:: Written task ::
Leave out all pictures. Return exactly the lines from the top of the material through the line containing "import plotly.graph_objects as go".

:: Extracted material ::
○ ○ ○

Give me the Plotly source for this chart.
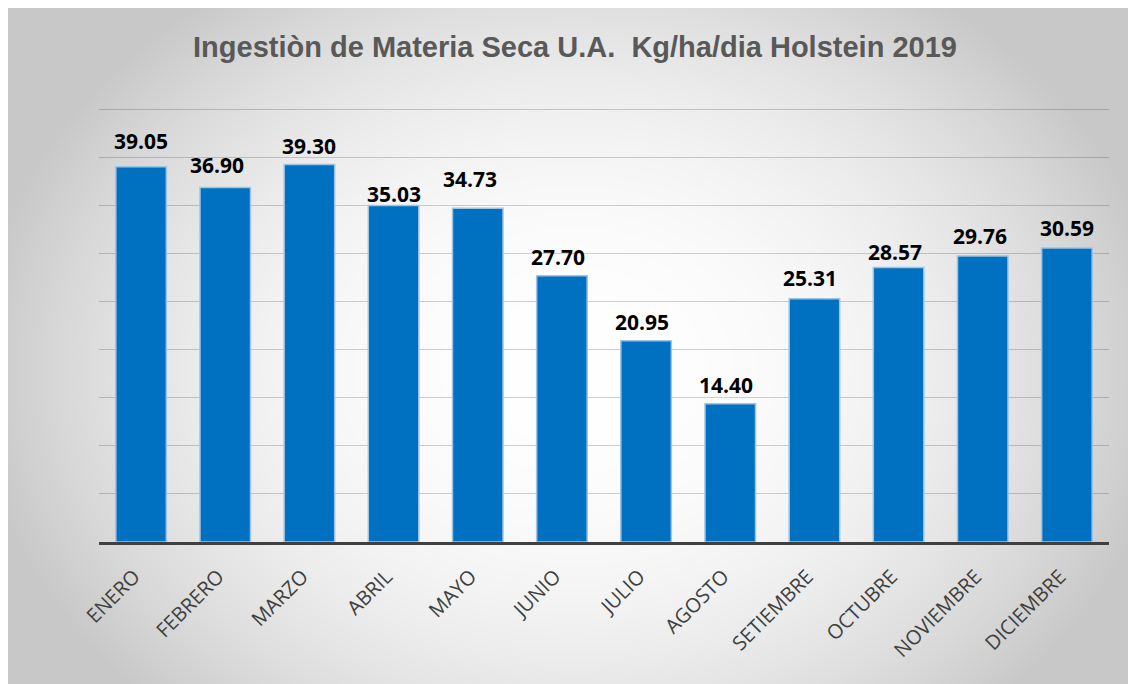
import base64
import struct
import zlib

import numpy as np
import plotly.graph_objects as go

# ---- data ----
months = ["ENERO", "FEBRERO", "MARZO", "ABRIL", "MAYO", "JUNIO", "JULIO",
          "AGOSTO", "SETIEMBRE", "OCTUBRE", "NOVIEMBRE", "DICIEMBRE"]
values = [39.05, 36.90, 39.30, 35.03, 34.73, 27.70, 20.95,
          14.40, 25.31, 28.57, 29.76, 30.59]
title_text = "Ingestiòn de Materia Seca U.A.  Kg/ha/dia Holstein 2019"

# label placement (pixel offsets of each value label, as placed in the original)
label_dy = [26, 22, 18, 11, 29, 19, 19, 19, 21, 15, 20, 20]
label_dx = [0, -8, 0, 0, -8, -4, -4, -4, -4, -4, -3, 0]

# ---- layout geometry (figure pixels; page is offset by 8px body margin) ----
W, H = 1136, 684
Y_MAX = 46.0
PX_PER_UNIT = 9.6
PL, PR, PB = 91, 1101, 534
PT = PB - Y_MAX * PX_PER_UNIT  # plot area top


def gradient_png(w, h):
    yy, xx = np.mgrid[0:h, 0:w].astype(float)
    cx, cy, rx, ry = 565.0, 362.0, 600.0, 470.0
    t = np.sqrt(((xx - cx) / rx) ** 2 + ((yy - cy) / ry) ** 2)
    t = np.clip(t, 0, 1) ** 2.2
    img = (255 - 55 * t).astype(np.uint8)
    raw = b"".join(b"\x00" + img[r].tobytes() for r in range(h))

    def chunk(tag, data):
        c = struct.pack(">I", len(data)) + tag + data
        return c + struct.pack(">I", zlib.crc32(tag + data) & 0xFFFFFFFF)

    png = b"\x89PNG\r\n\x1a\n"
    png += chunk(b"IHDR", struct.pack(">IIBBBBB", w, h, 8, 0, 0, 0, 0))
    png += chunk(b"IDAT", zlib.compress(raw, 9))
    png += chunk(b"IEND", b"")
    return "data:image/png;base64," + base64.b64encode(png).decode()


pw, ph = PR - PL, PB - PT

fig = go.Figure()
fig.add_trace(go.Bar(
    x=months, y=values,
    marker=dict(color="#0070C0", line=dict(color="#9DC3E6", width=1.5)),
    hoverinfo="x+y",
))

for m, v, dy, dx in zip(months, values, label_dy, label_dx):
    fig.add_annotation(
        x=m, y=v, text=f"{v:.2f}", showarrow=False,
        yanchor="middle", yshift=dy, xshift=dx,
        font=dict(family="Open Sans", size=21, color="#000000", weight="bold"),
    )

fig.update_layout(
    width=W, height=H,
    margin=dict(l=PL, r=W - PR, t=PT, b=H - PB, autoexpand=False),
    paper_bgcolor="white",
    plot_bgcolor="rgba(0,0,0,0)",
    bargap=0.4,
    showlegend=False,
    title=dict(
        text=title_text, xref="container", x=567 / W, xanchor="center",
        yref="container", y=1 - 39 / H, yanchor="middle",
        font=dict(family="Liberation Sans", size=29, color="#595959", weight="bold"),
    ),
    images=[dict(
        source=gradient_png(W, H), xref="paper", yref="paper",
        x=-PL / pw, y=PB / ph,
        sizex=W / pw, sizey=H / ph, sizing="stretch",
        xanchor="left", yanchor="top", layer="below",
    )],
    xaxis=dict(
        tickangle=-45, ticks="", showgrid=False,
        showline=True, linecolor="#404040", linewidth=3,
        tickfont=dict(family="Open Sans", size=20, color="#404040"),
        ticklabelstandoff=12, ticklabelshift=-7,
    ),
    yaxis=dict(
        range=[0, Y_MAX], dtick=5, showticklabels=False, ticks="",
        showgrid=True, gridcolor="rgba(0,0,0,0.18)", gridwidth=1,
        zeroline=False,
    ),
)

fig.write_html("out.html")
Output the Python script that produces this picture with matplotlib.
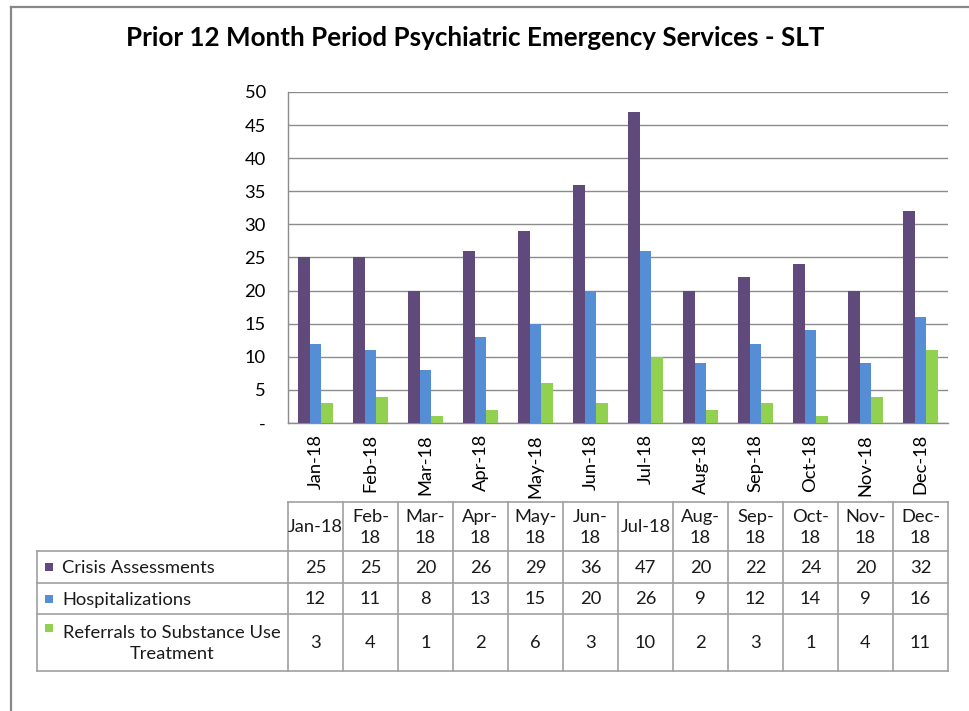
import matplotlib
matplotlib.use("Agg")
import matplotlib.pyplot as plt
from matplotlib.patches import Rectangle
from matplotlib.lines import Line2D
import numpy as np

months = ["Jan-18", "Feb-18", "Mar-18", "Apr-18", "May-18", "Jun-18",
          "Jul-18", "Aug-18", "Sep-18", "Oct-18", "Nov-18", "Dec-18"]
header_labels = ["Jan-18", "Feb-\n18", "Mar-\n18", "Apr-\n18", "May-\n18", "Jun-\n18",
                 "Jul-18", "Aug-\n18", "Sep-\n18", "Oct-\n18", "Nov-\n18", "Dec-\n18"]
crisis = [25, 25, 20, 26, 29, 36, 47, 20, 22, 24, 20, 32]
hosp = [12, 11, 8, 13, 15, 20, 26, 9, 12, 14, 9, 16]
referrals = [3, 4, 1, 2, 6, 3, 10, 2, 3, 1, 4, 11]
series_names = ["Crisis Assessments", "Hospitalizations",
                "Referrals to Substance Use\nTreatment"]
colors = ["#604A7B", "#558ED5", "#92D050"]
yticks = [0, 5, 10, 15, 20, 25, 30, 35, 40, 45, 50]
ytick_labels = ["-"] + [str(v) for v in yticks[1:]]

FONT = "Lato"
FS = 13.2
W, H = 969, 711
fig = plt.figure(figsize=(W / 100, H / 100), dpi=100)

def fx(px):
    return px / W

def fy(py):
    return 1 - py / H

# outer frame
fig.add_artist(Line2D([fx(11), fx(11)], [fy(7), 0], color="#888888", lw=1.6))
fig.add_artist(Line2D([fx(11), 1], [fy(7), fy(7)], color="#888888", lw=1.6))

# title
fig.text(fx(475), fy(38), "Prior 12 Month Period Psychiatric Emergency Services - SLT",
         ha="center", va="center", fontsize=18.7, fontweight="bold", family=FONT)

# plot area
L, R, T, B = 288, 948, 92, 423
ax = fig.add_axes([fx(L), fy(B), fx(R - L), (B - T) / H])
x = np.arange(len(months))
bw = 0.213
for i, (vals, c) in enumerate(zip([crisis, hosp, referrals], colors)):
    ax.bar(x + (i - 1) * bw, vals, width=bw, color=c, zorder=3)
ax.set_xlim(-0.5, len(months) - 0.5)
ax.set_ylim(0, 50)
ax.set_yticks(yticks)
ax.set_yticklabels(ytick_labels, fontsize=FS, family=FONT)
ax.yaxis.grid(True, color="#8c8c8c", lw=1.0, zorder=0)
ax.set_axisbelow(True)
ax.tick_params(axis="y", length=0, pad=16)
for lab in ax.get_yticklabels():
    lab.set_horizontalalignment("right")
ax.set_xticks(x)
ax.set_xticklabels(months, rotation=90, fontsize=FS, family=FONT)
ax.tick_params(axis="x", length=0, pad=8)
for s in ["top", "right"]:
    ax.spines[s].set_visible(False)
for s in ["left", "bottom"]:
    ax.spines[s].set_color("#8c8c8c")
    ax.spines[s].set_linewidth(1.0)

# data table
tab = fig.add_axes([0, 0, 1, 1])
tab.set_xlim(0, W)
tab.set_ylim(H, 0)
tab.axis("off")
col_w = (R - L) / len(months)
row_y = [502, 551, 583, 614, 671]
grid_c = "#a0a0a0"
lab_left = 37
tab.plot([L, R], [row_y[0], row_y[0]], color=grid_c, lw=1.2)
for j in range(len(months) + 1):
    xx = L + j * col_w
    tab.plot([xx, xx], [row_y[0], row_y[-1]], color=grid_c, lw=1.2)
for k in range(1, len(row_y)):
    tab.plot([lab_left, R], [row_y[k], row_y[k]], color=grid_c, lw=1.2)
tab.plot([lab_left, lab_left], [row_y[1], row_y[-1]], color=grid_c, lw=1.2)

for j, h in enumerate(header_labels):
    tab.text(L + (j + 0.5) * col_w, (row_y[0] + row_y[1]) / 2 + 1, h,
             ha="center", va="center", fontsize=FS, family=FONT,
             linespacing=1.4, color="#1a1a1a")

data_rows = [crisis, hosp, referrals]
for r, (vals, name, c) in enumerate(zip(data_rows, series_names, colors)):
    y0, y1 = row_y[r + 1], row_y[r + 2]
    yc = (y0 + y1) / 2
    for j, v in enumerate(vals):
        tab.text(L + (j + 0.5) * col_w, yc + 1, str(v), ha="center", va="center",
                 fontsize=FS, family=FONT, color="#1a1a1a")
    if "\n" in name:
        tab.add_patch(Rectangle((45, y0 + 10), 8, 8, color=c, lw=0))
        tab.text(172, yc + 1, name, ha="center", va="center", fontsize=FS,
                 family=FONT, linespacing=1.4, color="#1a1a1a")
    else:
        tab.add_patch(Rectangle((45, yc - 4), 8, 8, color=c, lw=0))
        tab.text(62, yc + 1, name, ha="left", va="center", fontsize=FS,
                 family=FONT, color="#1a1a1a")

fig.savefig("out.png", dpi=100)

○ ○ ○

:: Right answer ::
Give me the Plotly source for this chart.
import base64
import struct
import zlib

import numpy as np
import plotly.graph_objects as go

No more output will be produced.